Ülker'in konuyla ilgili yazısı şu şekilde:
"Kurucumuz babam Sabri Ülker, Ülker’i kurarken daha işin başında, “Kendim yemediğim ve çocuklarıma da yedirmediğim hiçbir mamulü üretmem ve ticaretini de yapmam.” anlayışı ile işe başladığını sanırım artık herkes biliyor. Ülker ilk kuruluşundan beri, tedarik edilen hammaddelerin ve üretilen tüm ürünlerin kalitesi, hijyeni ve helalliği konularına azami özen gösterilmiştir, hala da gösterilmektedir. Bu amaçla kurduğumuz Gıda Güvenliği Kurulu aldığı emanetini geliştirerek sürdürmek ve gelecek kuşaklara da aktarmak için global ölçekte üretimlerimizdeki Helal, Koşer, Vejetaryen/Vegan vb standartları ve uygulamaları takip ediyor, etkinlik ve yeterliliğini denetliyor, süreklilik ve mükemmelliğini sağlamaya çalışıyor. Çok da başarılı süreçler yürütüyor.
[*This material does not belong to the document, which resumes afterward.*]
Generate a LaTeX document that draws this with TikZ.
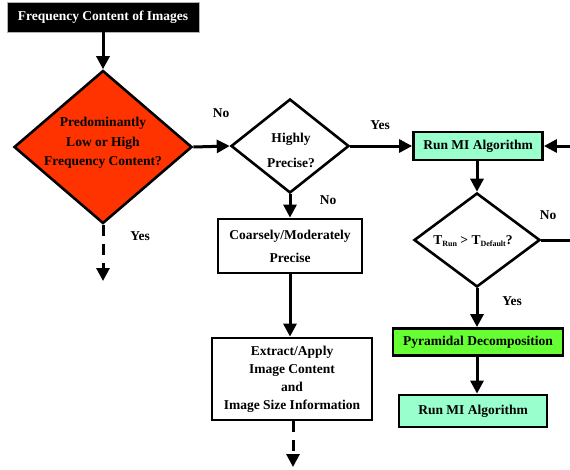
\documentclass[tikz,border=0pt]{standalone}
\usepackage{fontspec}
\setmainfont{Liberation Serif}
\usetikzlibrary{shapes.geometric,arrows.meta}
\definecolor{redorange}{HTML}{FF3300}
\definecolor{mint}{HTML}{99FFCC}
\definecolor{brightgreen}{HTML}{66FF33}
\newcommand{\subt}[1]{\raisebox{-2.5pt}{\fontsize{8}{8}\selectfont #1}}
\begin{document}
\begin{tikzpicture}[x=1pt,y=-1pt,
  txt/.style={font=\fontsize{13.5}{19.5}\selectfont\bfseries, align=center, inner sep=0},
  box/.style={draw, line width=2.8pt, inner sep=0, txt},
  dia/.style={diamond, draw, line width=2.6pt, inner sep=0, aspect=1},
  arr/.style={line width=3pt, -{Triangle[width=13pt,length=13pt]}},
  dasharr/.style={arr, dash pattern=on 11pt off 8pt},
  lbl/.style={txt}
]
\useasboundingbox (0,0) rectangle (570,469);

% top box
\node[fill=black, draw=gray!60, line width=0.8pt, minimum width=192pt, minimum height=30pt,
      txt, text=white] (top) at (103,17) {Frequency Content of Images};

% diamond 1
\node[dia, fill=redorange, minimum width=178pt, minimum height=153pt] (d1) at (103,147) {};
\node[txt] (d1t) at (103,143) {Predominantly\\Low or High\\Frequency Content?};

% diamond 2
\node[dia, fill=white, minimum width=118pt, minimum height=94pt] (d2) at (290,146) {};
\node[txt, font=\fontsize{13.5}{25}\selectfont\bfseries] (d2t) at (291,150) {Highly\\Precise?};

% run MI 1
\node[box, fill=mint, minimum width=129pt, minimum height=28pt] (run1) at (478,146) {Run MI Algorithm};

% diamond 3
\node[dia, fill=white, minimum width=126pt, minimum height=94pt] (d3) at (477,240) {};
\node[txt] (d3t) at (473,241) {T\subt{Run} > T\subt{Default}?};

% coarsely
\node[box, fill=white, minimum width=144pt, minimum height=54pt,
      font=\fontsize{13.5}{23}\selectfont\bfseries] (coarse) at (290,246) {Coarsely/Moderately\\Precise};

% extract
\node[box, fill=white, minimum width=160pt, minimum height=82pt,
      font=\fontsize{13.5}{18}\selectfont\bfseries] (extract) at (292,379) {Extract/Apply\\Image Content\\and\\Image Size Information};

% pyramidal
\node[box, fill=brightgreen, minimum width=170pt, minimum height=27pt] (pyr) at (478,342) {Pyramidal Decomposition};

% run MI 2
\node[box, fill=mint, minimum width=148pt, minimum height=32pt] (run2) at (473,411) {Run MI Algorithm};

% free ends
\coordinate (d1end) at (103,281);
\coordinate (exend) at (293,467);
\coordinate (rin) at (570,146);
\coordinate (rout) at (570,240);

% connectors
\draw[arr] (top) -- (d1);
\draw[dasharr] (d1.south) -- (d1end);
\draw[arr] (d1.east) -- (d2.west);
\draw[arr] (d2.east) -- (run1.west);
\draw[arr] (d2.south) -- (d2.south |- coarse.north);
\draw[arr] (coarse.south -| d2.south) -- (d2.south |- extract.north);
\draw[dasharr] (extract.south -| exend) -- (exend);
\draw[arr] (rin) -- (run1.east);
\draw[arr] (run1.south -| d3.north) -- (d3.north);
\draw[line width=3pt] (d3.east) -- (rout);
\draw[arr] (d3.south) -- (d3.south |- pyr.north);
\draw[arr] (pyr.south -| d3.south) -- (d3.south |- run2.north);

% labels
\node[lbl] (l1) at (140,236) {Yes};
\node[lbl] (l2) at (221,113) {No};
\node[lbl] (l3) at (380,125) {Yes};
\node[lbl] (l4) at (328,200) {No};
\node[lbl] (l5) at (548,215) {No};
\node[lbl] (l6) at (512,301) {Yes};
\end{tikzpicture}
\end{document}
Gıda Güvenlik Kurulu’na bağlı olarak çalışan Global Gıda Güvenliği Direktörümüz Rohaizad Hassan tüm dünyadaki fabrikalarımızı dolaşarak gıda güvenliği uygulamalarımızın mükemmelliği için büyük çaba gösteriyor. Kısa bir süre önce Malezya devlet kurumu olan HDC ( Halal Development Corporation Berhad (HDC), İngiltere, Londra’daki Harlesden fabrikamızı ziyaret etti, çok memnun ayrıldılar. Keza Rohaizad Hassan Türkiye’deki Helal Expo’ya ve Mekke Helal Forumu’na da Yıldız Holding’i temsilen katıldı.
Bu konularda sosyal medya hesabından çok sayıda paylaşım yaptı. Bu ziyaretlerin raporları önüme gelince; ben de Rohaizad Bey’den aklımdaki soruları cevaplamasını istedim ve ortaya bu röportaj çıktı. Buyurun Dünya Helal Eko-Sistemini yakından tanıyalım. Sizce bu eko-sistemin değeri ne kadar, stratejik olarak nerede duruyor?
Bu arada şunu tekrar belirteyim Koşer ve helal sertifikaları yurt dışında Türkiye’deki gibi değildir. Her ürüne her üretim tesisi için ayrıca verilir. Bizde ise markaya veriyorlar. Bu doğru mu? Ayrıca zaten bin yıldan fazladır Müslüman yurdu olan ülkemizde sadece haram gıdaların ithalatı ve yurtiçi satışında etiketlerine belirtici ifade koymak yeterlidir. Çünkü bir zamanda sabit olan şeyin aksine delil olmadıkça aynen sürdüğü hükmolunur. Bu Mecelle kaidesidir. Fakat ihraç pazarları için helal sertifikalandırılması gerecektir."